«Если я говорю языками человеческими и ангельскими, а любви не имею, то я — медь звенящая или кимвал звучащий» (1 Кр 13:1).
Смысл фразы не вполне на поверхности, а он ведь о том, что любовь — это язык. Чей? Божий. Бог говорит на языке любви. «Человеческие языки» — настолько, насколько они именно «языки», во множественном числе — это языки животных, это рычание и стрекотание. Спариваться и трудиться помогают, а быть человеком — нет.

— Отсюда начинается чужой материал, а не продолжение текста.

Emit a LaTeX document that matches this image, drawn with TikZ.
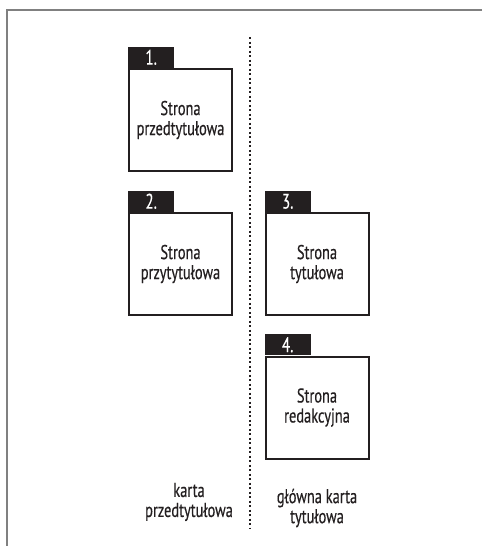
\documentclass[tikz,border=0pt]{standalone}
\usepackage{fontspec}
\setmainfont[FakeStretch=0.72,FakeBold=0.4]{PT Sans}
\usetikzlibrary{positioning}
\definecolor{ink}{HTML}{231F20}
\tikzset{
	page/.style={draw=ink,text=ink,line width=2pt,minimum width=103pt,minimum height=102pt,align=center,inner sep=0pt,font=\fontsize{20}{20}\selectfont},
	pagetag/.style={fill=ink,text=white,minimum width=46pt,minimum height=21pt,inner sep=0pt,font=\fontsize{21}{21}\selectfont},
	caption/.style={text=ink,align=center,font=\fontsize{20}{20}\selectfont}
}
\begin{document}
\begin{tikzpicture}[x=1pt,y=-1pt]
		\useasboundingbox (0,0) rectangle (482,546);
		\draw[gray,line width=1.5pt] (482,10)--(7,10)--(7,546);
		\draw[ink,line width=2pt,dash pattern=on 2pt off 2.5pt] (249.5,37)--(249.5,528);
		\node[page] (p1) at (180.5,120) {Strona\\przedtytułowa};
		\node[page] (p2) at (180.5,264) {Strona\\przytytułowa};
		\node[page] (p3) at (317,264) {Strona\\tytułowa};
		\node[page] (p4) at (317,407.5) {Strona\\redakcyjna};
		\node[pagetag,above right=0pt and 0pt of p1.north west] (t1) {1.};
		\node[pagetag,above right=0pt and 0pt of p2.north west] (t2) {2.};
		\node[pagetag,above right=0pt and 0pt of p3.north west] (t3) {3.};
		\node[pagetag,above right=0pt and 0pt of p4.north west] (t4) {4.};
		\node[caption] (c1) at (189,502) {karta\\przedtytułowa};
		\node[caption] (c2) at (317,508) {główna karta\\tytułowa};
	\end{tikzpicture}
\end{document}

Что такое язык любви, проще определить от обратного. Есть язык войны. Не язык ненависти, а именно язык войны. Как любовь есть не просто выражение чувств, а творческий, созидательный процесс, так война есть не просто ненависть, а разрушение. Сам по себе язык ненависти не разрушает — поэтому, кстати, оправдана свобода слова абсолютная, даже для языка ненависти, хейт-спича, для пропаганды самой дьявольской вражды и розни. А вот язык войны должен быть под запретом — и звуками в этом языке являются не слова, а пули и бомбы.
В переводе Кузнецовой/РБО — «я только меди звон и литавр грохот». Но литавры — это барабаны, а кимвал — это медный диск, тарелка с бугорком, диаметров 5-20 сантиметров. Никакого «грохота» кимвал произвести не может, в отличие от литавр. Он позвякивает. Сиво греческое, использовалось обычно во множественном числе, потому что музыканты используют две тарелки, ударяя ими друг о друга. Может быть, Павел употребил единственное число саркастически, имея в виду, что без любви человек неполон, он словно смычок без скрипки, словно непарный ботинок. Тогда напрасно переводчики дают «кимвалы» (Десницкий, «Еврейский Новый Завет»). Видимо, правильно оставлять «кимвал» и давать примечание, что звук одного кимвала это как звук от хлопка одной ладонью (есть такая шутка у буддистов). К числу совсем уже анекдотических казусов относится «бряцающие бубны» в переводе «Слова жизни».